Klang, klang, klang. Noisy old door.
‘An afternoon nap,’ she murmured. ‘Just a little sleep.’
She closed her eyes, and then she opened them again. ‘When I wake up, I want to start planning my party,’ she said. ‘You understand? It will need a lot of planning.’
‘Yes, Miss,’ said Iago.
‘And what do you mean by that?’
‘Only what you know very well, that we cannot invite anybody, either in person or in virtual form, without compromising the secrecy of your being here.’
This annoyed Diana just enough to lift her up over the tug of sleep, if only for a moment. ‘Nonsense,’ she said. ‘Not-sense, no-sense, un-sense. Any information agent could squirrel out the information.’
‘I doubt that, Miss. We go to great lengths to keep you and your MOHsister safe.’
Diana wrinkled her nose. ‘It ever occur to you I don’t need your help? Did you ever think I’m the one keeping you safe?’
‘In the sense that my safety depends upon the strength of the Argent family, and its proximity to the centres of power in the system – that is, of course, true. Nonetheless, we cannot compromise your safety. Nobody must know exactly where you are.’
‘That foul Ms Joad knew where I was,’ grumbled Dia, closing her eyes again.

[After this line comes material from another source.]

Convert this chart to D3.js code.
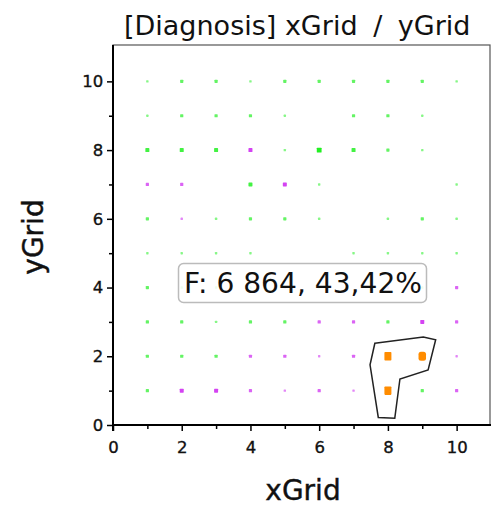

‘A personal agent of the Ulanovs is a different matter, of course.’
‘I’m asleep,’ said Diana.
‘Very good, Miss.’
‘I really am. Go away, you horrible, crack-skinned, ancient old relic.’
‘Since you are asleep—’ said Iago, moving towards the door.
‘I am!’
‘—then you won’t hear me saying that we intercepted a message from Anna Tonks Yu.’
Diana opened one eye. ‘That minx,’ she said. ‘What has she to say for herself?’
‘We did not access the content of the message, naturally; in case it contained a seeker virus that would track back through the relays and reveal your location.’
Diana’s heart was lolloping a little faster. ‘You scanned it? Is there one?’
‘That’s not the point,’ said Iago, gently, from his position by the door. ‘And you know it. Miss Diana, you are clever – cleverer than anybody on this island with the possible exception of your sister. You don’t need to prove that fact to anybody.’
Diana closed her eyes very tightly. ‘Don’t know what you mean.’
‘Smuggling a message out to a member of a rival family – a real danger, potentially
an immense danger. This is not Romeo and Juliet.’
‘I’m asleep,’ repeated Diana, with her eyes very tightly closed. ‘I’m not even going to check the bId for the meaning of that reference.’
‘You understand me very well, Miss. All I’m saying is – please, take this circumstance seriously. Danger surrounds us all the time. If any of the other MOHfamilies could get to you – or any organisation from a lower tier of power, any Gongsi or mafia or militia – it would be . . .’
‘I’m asleep!’ she snapped. ‘Can’t you see it? Don’t you know what sleep looks like?’
‘You’re asleep,’ said Iago. He left the room.
9
Eva Acts
Iago made his way – a little stiffly, for the gravity was oppressive – across to Eva’s room. He lodged a request at the door of her IP, and, a little grumpily, she came out and into the real world. Iago went into her room. Sitting in her gel-couch, she opened her eyes, and wrath flashed in them.
‘What is it?’ she demanded. ‘Shouldn’t you be lurking about my sister?’
‘I’m Tutor to the both of you,’ he pointed out, mildly.
‘Tutor,’ Eva scoffed. ‘What nonsense, Iago.’
At this Iago smiled. ‘Would you prefer – flunkey?’
‘Jeeves,’ said Eva, scornfully. ‘Of course I’m not privy to everything my MOHmies do. But neither am I a kid to be patronised, like . . .’ She stopped, abruptly. ‘What do you want, anyway? I’m in the middle of something. I have a PhD to finish.’
‘Diana will be sixteen in a few weeks,’ said Iago.
‘She’ll still be a kid. She’ll be a kid at sixty-one. She has kid all the way through her, like a seam of silver running through an asteroid.’
‘Let’s hope,’ said Iago, leaning himself back against the wall to take some of the crushing gravitational pressure off his legs, ‘that we all survive long enough to enjoy her birthday party.’
‘Sure we could all die at any time,’ snapped Eva. ‘Which only makes it more imperative that I get back to my research. I’d hate to leave it loose-endy.’ But she stopped. ‘You mean something more specific, don’t you? You mean an actual threat?’